# Shell Fungus Question



## jcreazy88 (May 17, 2013)

So I noticed some white stuff on my sulcata's shell a couple of days ago and read up on it and Im pretty sure it is shell fungus. I went ahead and followed what was done on this thread http://www.tortoiseforum.org/thread-31057.html to get him cleaned up. There are some before and after pictures below. Sorry I didnt think to clean him on the first two pics, hes allowed to dig and always gets dirt on his shell but you can still see where the fungus was. I scrubbed him with some water and a tooth brush to remove what i could then applied lotrimin antifungal. The last two pictures are from today after I clean his shell up to get it ready for the cream to be reapplied. On the third picture you can still see some white but im wondering if this is actually the lotrimin just drying him out in that area. The second picture is of the other side where he had a bit of fungus as well but taken right after i cleaned it and hadn't really givin it anytime to dry up. You can see where the keratin has been eaten away a bit but it doesn't seem to bad, Im not a pro though. 

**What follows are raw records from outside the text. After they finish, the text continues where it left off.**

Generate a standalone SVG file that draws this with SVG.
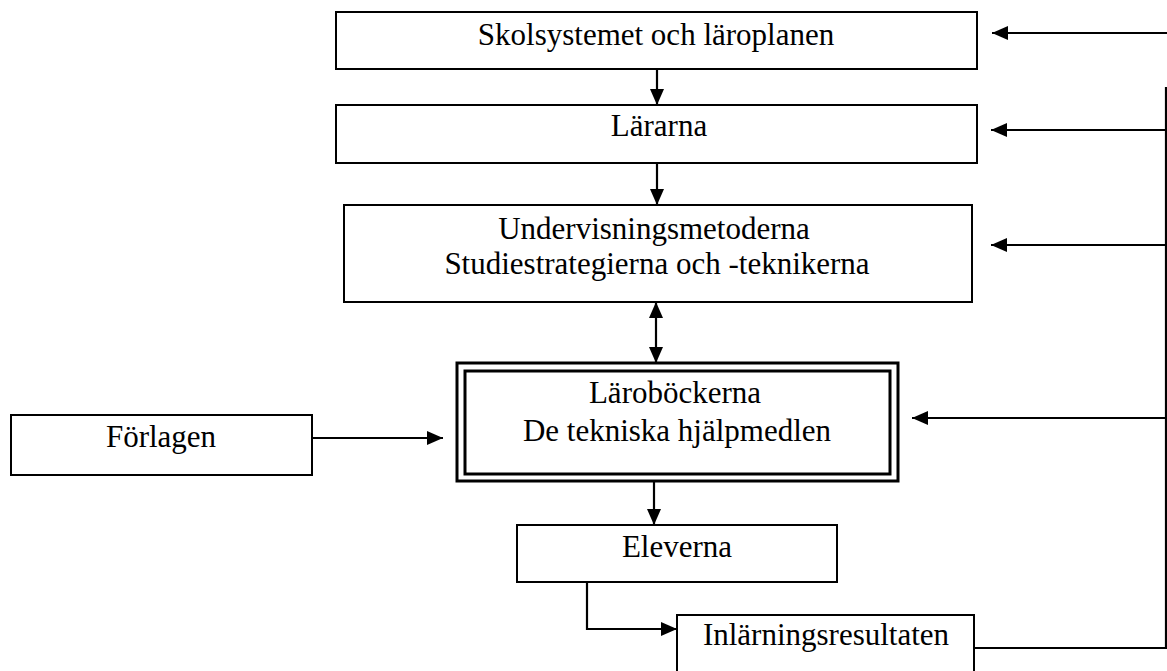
<svg xmlns="http://www.w3.org/2000/svg" width="1167" height="671" viewBox="0 0 1167 671">
<style>
.box{fill:#fff;stroke:#000;stroke-width:2}
.dbl{fill:none;stroke:#000;stroke-width:3}
.lbl{font-family:"Liberation Serif","Times New Roman",serif;font-size:31px;fill:#000;text-anchor:middle}
.con{fill:none;stroke:#000;stroke-width:2.2}
</style>
<defs>
<marker id="ah" markerUnits="userSpaceOnUse" markerWidth="16" markerHeight="14" refX="16" refY="7" orient="auto-start-reverse">
<path d="M0,0 L16,7 L0,14 z" fill="#000"/>
</marker>
</defs>
<rect width="1167" height="671" fill="#fff"/>
<g id="connectors">
<path class="con" d="M657,70 V105" marker-end="url(#ah)"/>
<path class="con" d="M657,163 V205" marker-end="url(#ah)"/>
<path class="con" d="M656,302 V363" marker-start="url(#ah)" marker-end="url(#ah)"/>
<path class="con" d="M654,481 V525" marker-end="url(#ah)"/>
<path class="con" d="M587,582 V629 H677" marker-end="url(#ah)"/>
<path class="con" d="M312,438 H443" marker-end="url(#ah)"/>
<path class="con" d="M974,648 H1166 V87"/>
<path class="con" d="M1167,33 H992" marker-end="url(#ah)"/>
<path class="con" d="M1166,130 H991" marker-end="url(#ah)"/>
<path class="con" d="M1166,245 H991" marker-end="url(#ah)"/>
<path class="con" d="M1166,418 H912" marker-end="url(#ah)"/>
</g>
<g id="skolsystemet">
<rect class="box" x="336" y="12" width="641" height="57"/>
<text class="lbl" x="656" y="45">Skolsystemet och läroplanen</text>
</g>
<g id="lararna">
<rect class="box" x="336" y="105" width="641" height="58"/>
<text class="lbl" x="659" y="136">Lärarna</text>
</g>
<g id="undervisning">
<rect class="box" x="344" y="205" width="628" height="97"/>
<text class="lbl" x="654" y="239">Undervisningsmetoderna</text>
<text class="lbl" x="657" y="274">Studiestrategierna och -teknikerna</text>
</g>
<g id="laroböckerna">
<rect class="dbl" x="457" y="363" width="441" height="118"/>
<rect class="dbl" x="465" y="371" width="425" height="103"/>
<text class="lbl" x="675" y="403">Läroböckerna</text>
<text class="lbl" x="677" y="441">De tekniska hjälpmedlen</text>
</g>
<g id="forlagen">
<rect class="box" x="11" y="415" width="301" height="60"/>
<text class="lbl" x="161" y="447">Förlagen</text>
</g>
<g id="eleverna">
<rect class="box" x="517" y="525" width="320" height="57"/>
<text class="lbl" x="677" y="557">Eleverna</text>
</g>
<g id="inlarningsresultaten">
<rect class="box" x="677" y="615" width="297" height="70"/>
<text class="lbl" x="826" y="645">Inlärningsresultaten</text>
</g>
</svg>
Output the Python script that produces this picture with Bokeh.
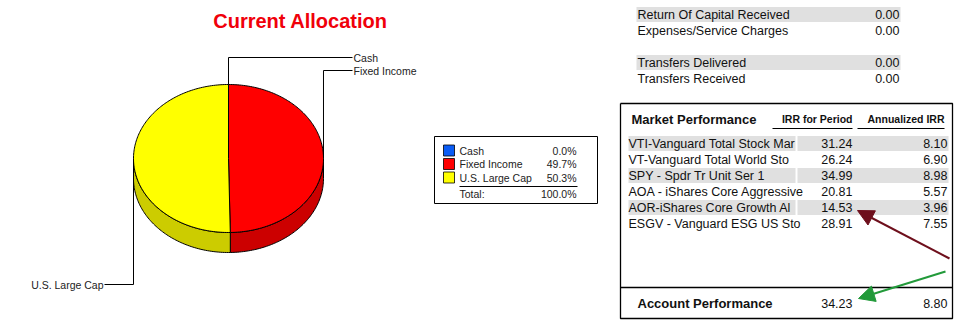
import numpy as np
from bokeh.plotting import figure
from bokeh.models import Range1d, Arrow, NormalHead
from bokeh.core.properties import value
from bokeh.embed import file_html
from bokeh.resources import INLINE

# ---------------- data ----------------
alloc_names = ["Cash", "Fixed Income", "U.S. Large Cap"]
alloc_pct = [0.0, 49.7, 50.3]
alloc_total_label = "Total:"
alloc_colors = ["#0A5CF5", "#FF0000", "#FFFF00"]
alloc_side_colors = ["#0846BB", "#CC0000", "#CCCC00"]

summary_labels = ["Return Of Capital Received", "Expenses/Service Charges",
                  "Transfers Delivered", "Transfers Received"]
summary_values = [0.00, 0.00, 0.00, 0.00]

fund_names = ["VTI-Vanguard Total Stock Mar", "VT-Vanguard Total World Sto",
              "SPY - Spdr Tr Unit Ser 1", "AOA - iShares Core Aggressive",
              "AOR-iShares Core Growth Al", "ESGV - Vanguard ESG US Sto"]
irr_period = [31.24, 26.24, 34.99, 20.81, 14.53, 28.91]
irr_annual = [8.10, 6.90, 8.98, 5.57, 3.96, 7.55]
account_label = "Account Performance"
account_irr = 34.23
account_annual = 8.80

W, H = 969, 325
p = figure(width=W, height=H, x_range=Range1d(0, W), y_range=Range1d(H, 0),
           output_backend="svg", toolbar_location=None, min_border=0,
           x_axis_location=None, y_axis_location=None)
p.grid.visible = False
p.outline_line_color = None
p.background_fill_color = "white"
p.border_fill_color = "white"

SANS = value("Liberation Sans")
TAB = value("Liberation Sans")

# ---------------- title ----------------
p.text(x=[300], y=[20], text=["Current Allocation"], text_font=SANS,
       text_font_size="20px", text_font_style="bold", text_color="#F0000A",
       text_align="center", text_baseline="middle")

# ---------------- pie ----------------
cx, cy, rx, ry, depth = 228, 158, 95, 74, 20
fr = np.array(alloc_pct) / 100.0
ends = np.cumsum(fr) * 2 * np.pi
starts = ends - fr * 2 * np.pi

def pt(t, dy=0.0):
    return cx + rx * np.sin(t), cy - ry * np.cos(t) + dy

side_xs, side_ys, side_c = [], [], []
for s, e, c in zip(starts, ends, alloc_side_colors):
    a, b = max(s, np.pi / 2), min(e, 3 * np.pi / 2)
    if b > a:
        t = np.linspace(a, b, 80)
        x1, y1 = pt(t)
        x2, y2 = pt(t[::-1], depth)
        side_xs.append(np.concatenate([x1, x2]).tolist())
        side_ys.append(np.concatenate([y1, y2]).tolist())
        side_c.append(c)
p.patches(side_xs, side_ys, fill_color=side_c, line_color="black", line_width=1)

top_xs, top_ys, top_c = [], [], []
for s, e, c in zip(starts, ends, alloc_colors):
    if e > s:
        t = np.linspace(s, e, 160)
        x1, y1 = pt(t)
        top_xs.append([cx] + x1.tolist())
        top_ys.append([cy] + y1.tolist())
        top_c.append(c)
p.patches(top_xs, top_ys, fill_color=top_c, line_color="black", line_width=1)

# leader lines and labels
label_y = [57, 70, 284]
lx_right, lx_left = 352, 104
mids = (starts + ends) / 2
lead_xs, lead_ys, lab_x, lab_y, lab_align = [], [], [], [], []
for m, ly in zip(mids, label_y):
    ax, ay = pt(m)
    if m < np.pi:
        lead_xs.append([ax, ax, lx_right]); lead_ys.append([ay, ly, ly])
        lab_x.append(lx_right + 1); lab_align.append("left")
    else:
        lead_xs.append([ax, ax, lx_left]); lead_ys.append([ay, ly, ly])
        lab_x.append(lx_left - 1); lab_align.append("right")
    lab_y.append(ly)
p.multi_line(lead_xs, lead_ys, line_color="black", line_width=1)
p.text(x=lab_x, y=lab_y, text=alloc_names, text_align=lab_align,
       text_baseline="middle", text_font=SANS, text_font_size="10.5px",
       text_color="#222222")

# legend box
p.quad(left=[434], right=[597], top=[136], bottom=[203], fill_color="white",
       line_color="black", line_width=1)
leg_y = [150, 163.5, 177]
p.rect(x=[448.5] * 3, y=leg_y, width=11, height=11, fill_color=alloc_colors,
       line_color="black", line_width=0.8)
p.text(x=[459] * 3, y=leg_y, text=alloc_names, text_font=SANS,
       text_font_size="10.5px", text_baseline="middle", text_color="#222222")
p.text(x=[576] * 3, y=leg_y, text=[f"{v:.1f}%" for v in alloc_pct],
       text_font=SANS, text_font_size="10.5px", text_baseline="middle",
       text_align="right", text_color="#222222")
p.segment(x0=[459], y0=[186], x1=[577], y1=[186], line_color="black", line_width=1)
p.text(x=[459], y=[193.5], text=[alloc_total_label], text_font=SANS,
       text_font_size="10.5px", text_baseline="middle", text_color="#222222")
p.text(x=[576], y=[193.5], text=[f"{sum(alloc_pct):.1f}%"], text_font=SANS,
       text_font_size="10.5px", text_baseline="middle", text_align="right",
       text_color="#222222")

# ---------------- summary table ----------------
sum_slots = [0, 1, 3, 4]
sum_y = [14 + 16 * s for s in sum_slots]
band_y = [y for i, y in enumerate(sum_y) if i % 2 == 0]
p.rect(x=[768] * len(band_y), y=band_y, width=264, height=15,
       fill_color="#E0E0E0", line_color=None)
p.text(x=[637] * 4, y=sum_y, text=summary_labels, text_font=TAB,
       text_font_size="12.5px", text_baseline="middle", text_color="#111111")
p.text(x=[899] * 4, y=sum_y, text=[f"{v:.2f}" for v in summary_values],
       text_font=TAB, text_font_size="12.5px", text_baseline="middle",
       text_align="right", text_color="#111111")

# ---------------- market performance ----------------
box_l, box_r, box_t, box_b, box_div = 620, 952, 103, 318, 287
p.multi_line(xs=[[box_l, box_r, box_r, box_l, box_l], [box_l, box_r]],
             ys=[[box_t, box_t, box_b, box_b, box_t], [box_div, box_div]],
             line_color="black", line_width=1.3)
p.text(x=[631], y=[119], text=["Market Performance"], text_font=TAB,
       text_font_size="13px", text_font_style="bold", text_baseline="middle",
       text_color="#111111")
p.text(x=[852, 944], y=[118, 118], text=["IRR for Period", "Annualized IRR"],
       text_font=TAB, text_font_size="10.5px", text_font_style="bold",
       text_baseline="middle", text_align="right", text_color="#111111")
p.segment(x0=[772, 857], y0=[128, 128], x1=[852, 944], y1=[128, 128],
          line_color="black", line_width=1)

row_y = [143 + 16 * i for i in range(len(fund_names))]
shade = [y for i, y in enumerate(row_y) if i % 2 == 0]
p.quad(left=[628] * len(shade), right=[795] * len(shade),
       top=[y - 7.5 for y in shade], bottom=[y + 7.5 for y in shade],
       fill_color="#E0E0E0", line_color=None)
p.quad(left=[797] * len(shade), right=[948] * len(shade),
       top=[y - 7.5 for y in shade], bottom=[y + 7.5 for y in shade],
       fill_color="#E0E0E0", line_color=None)
p.text(x=[628] * len(fund_names), y=row_y, text=fund_names, text_font=TAB,
       text_font_size="12.5px", text_baseline="middle", text_color="#111111")
p.text(x=[852] * len(fund_names), y=row_y, text=[f"{v:.2f}" for v in irr_period],
       text_font=TAB, text_font_size="12.5px", text_baseline="middle",
       text_align="right", text_color="#111111")
p.text(x=[947] * len(fund_names), y=row_y, text=[f"{v:.2f}" for v in irr_annual],
       text_font=TAB, text_font_size="12.5px", text_baseline="middle",
       text_align="right", text_color="#111111")

p.text(x=[637], y=[302.5], text=[account_label], text_font=TAB,
       text_font_size="13px", text_font_style="bold", text_baseline="middle",
       text_color="#111111")
p.text(x=[852, 947], y=[302.5, 302.5],
       text=[f"{account_irr:.2f}", f"{account_annual:.2f}"], text_font=TAB,
       text_font_size="12.5px", text_baseline="middle", text_align="right",
       text_color="#111111")

# arrows
p.add_layout(Arrow(x_start=949, y_start=258, x_end=857, y_end=210,
                   line_color="#6E0F1C", line_width=2,
                   end=NormalHead(size=16, fill_color="#6E0F1C", line_color="#6E0F1C")))
p.add_layout(Arrow(x_start=945, y_start=271, x_end=858, y_end=298,
                   line_color="#229A3A", line_width=2,
                   end=NormalHead(size=16, fill_color="#229A3A", line_color="#229A3A")))

open("out.html", "w").write(file_html(p, INLINE))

So my questions are does the lotrimin tend to dry areas of the shell out so it looks like the third picture or is that fungus that just hasnt scrubbed off yet and does anything look serious enough for him to be taken to a vet, also how long is it recommended to keep applying the medicine?

Thanks


----------



## EricIvins (May 17, 2013)

The third picture is what it should look like after treatment. Your seeing Keratin underlayment where the fungus has eaten away the first few layers...


----------



## Yvonne G (May 17, 2013)

Boy...you guys are sure seeing something that I'm not seeing. I would have said it was just some staining on the shell...from hard water, or maybe he kicked up some dried urates or something. I don't see an eroded keratin layer...only a couple of spots along the edge where it has been chipped away from bumping into something.


----------